“Wō” (nano, giapponese) e “Kou” (bandito). “Predoni nani o giapponesi”, così i cinesi chiamavano fin dal V secolo d.C. tutti quei uomini di mare che non disdegnavano una scorreria tra i mercantili al largo del Mar Cinese Orientale o che ambivano ad arrembare qualche vascello militare nelle acque dello Stretto di Corea. Quel nome scelto per stizza o vera e propria antipatia è sopravvissuto nel tempo, giungendo fino ai giorni nostri. Eppure di loro, dei Pirati Wokou, sappiamo davvero poco. L’incertezza sul loro conto è poi imbarazzante se confrontata con le innumerevoli operazioni di destabilizzazione messe in atto nell’Asia Orientale per un lungo, lunghissimo arco temporale.
Giochiamo al gioco del “botta e risposta”, nella speranza di fornire una spiegazione quanto più lucida (e priva di digressioni fuorvianti) possibile. Chi erano? Esistono molte teorie a riguardo, ma quella che dagli anni ’80 dello scorso secolo prevale per attendibilità – attribuita al professore di storia presso l’Università di Tokyo, il signor Shōsuke Murai – vede i Wokou come un gruppo eterogeneo dal punto di vista etnico. Sebbene il nome lasci intendere una prevalenza nipponica, si è scoperto come questa fosse effettiva solo nei primi secoli d’attività (che, per utilizzare termini convenzionali europocentrici, rintracciamo nell’Alto Medioevo). Col trascorrere del tempo la componente coreana e cinese crebbe a tal punto da scalzare il primato giapponese.
Di che epoca e di quali anni stiamo parlando? Descrivere il fenomeno Wokou cerchiando col pennarello rosso un preciso lasso di tempo è sbagliato. La cosa migliore da fare è pensare alle razzie di questi individui come una costante della storia asiatica orientale, un po’ come la pirateria nel Mediterraneo, sempre esistita anche se contrastata e parzialmente messa a tacere dai vari potentati. Detto ciò, è indubbio che tra il XIV e il XVII secolo il loro nome divenne una spiacevole ricorrenza, soprattutto per le dinastie imperiali cinesi.
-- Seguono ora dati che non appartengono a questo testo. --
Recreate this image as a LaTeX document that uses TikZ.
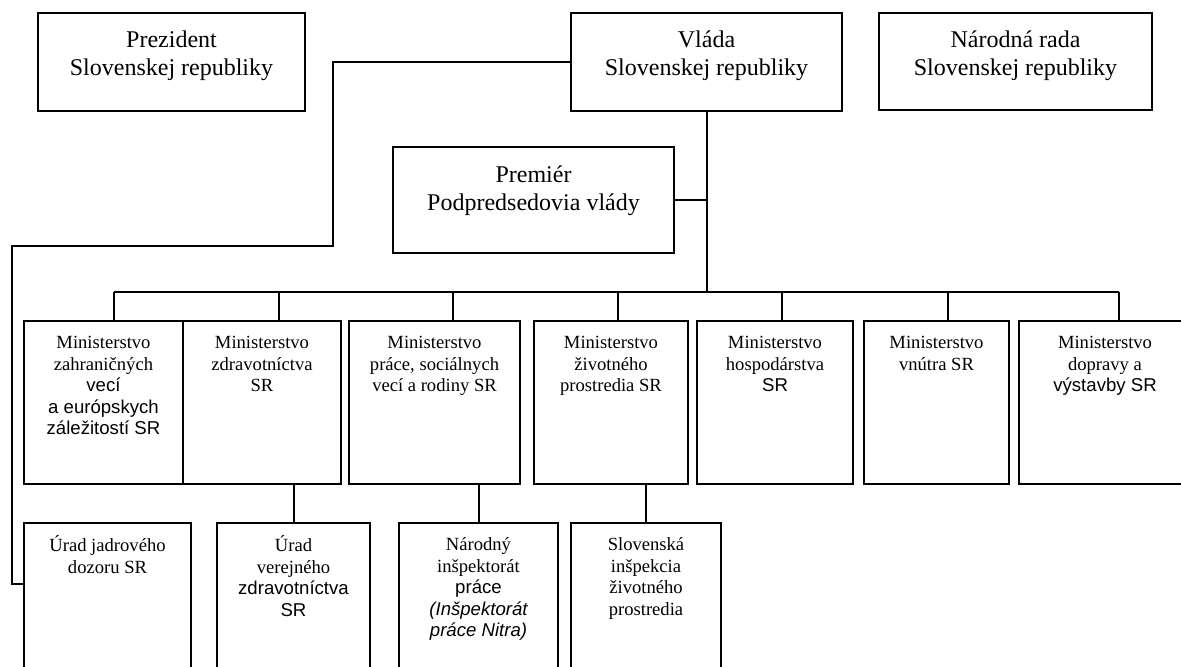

Come agivano? Anche qui, procedere per una generalizzazione dell’evento è quantomeno pericoloso. Per quanto gli schemi d’assalto dei Pirati Wokou fossero occasionali e per certi versi imprevedibili, grazie a studi storici approfonditi sappiamo come le basi di partenza dei primi gruppi pirateschi fossero le isole di Tsushima e Gotō (stretto coreano e arcipelago meridionale giapponese). Intorno alla fine del ‘300 particolarmente intensi furono gli attacchi Wokou sulle coste della penisola coreana. All’aggressività i coreani risposero col fuoco, nel vero senso della parola. La polvere da sparo la fece da padrona, mandando allo sbando i pirati, quest’ultimi ancora privi di una conoscenza su quell’elemento bellico così utile.
La dinastia coreana Joseon se la legò al dito. Nel 1419 andò in scena la nota “spedizione orientale Gihae“, un commando di 277 navi da guerra e più di 17.000 soldati. L’obiettivo era spazzare via ogni forma di vita (illecita) sull’isola di Tsushima; distruggere qualunque infrastruttura fosse utile ai pirati e radere al suolo i principali forti. Di quell’evento (dall’esito abbastanza scontato) restano tutt’oggi delle testimonianze archeologiche. Il duro colpo però non abbatté completamente gli avventurieri Wokou, che crearono più di qualche grattacapo anche alla stessa Dinastia Ming (1368-1644). Quest’ultima, dilaniata dalla corruzione (volta al favore reciproco tra funzionari imperiali e Pirati Wokou), non riuscì a debellare il fenomeno. Anzi, se pensiamo che durante il XVI secolo il 70% dei predoni era costituito da cinesi, si può dire che il Dragone lo favorì.
Come termina la storia? Provvedimenti militari Ming e soppressione violenta praticata dall’autorità shogunale Tokugawa decretò l’irreversibile declino piratesco. Già dalla seconda metà del Seicento non si avevano più notizie su imponenti assalti, cosa comune fino a poco tempo prima. L’interesse per questa parte di storia dell’Asia Orientale deriva proprio dal famigerato nome che i Wokou vantarono per secoli e secoli. Il loro dominio quasi incontrastato sui mari diede vita ad una leggenda, un racconto epicizzato che non svanì con essi ma proseguì la sua strada, arrivando fin sotto i nostri occhi.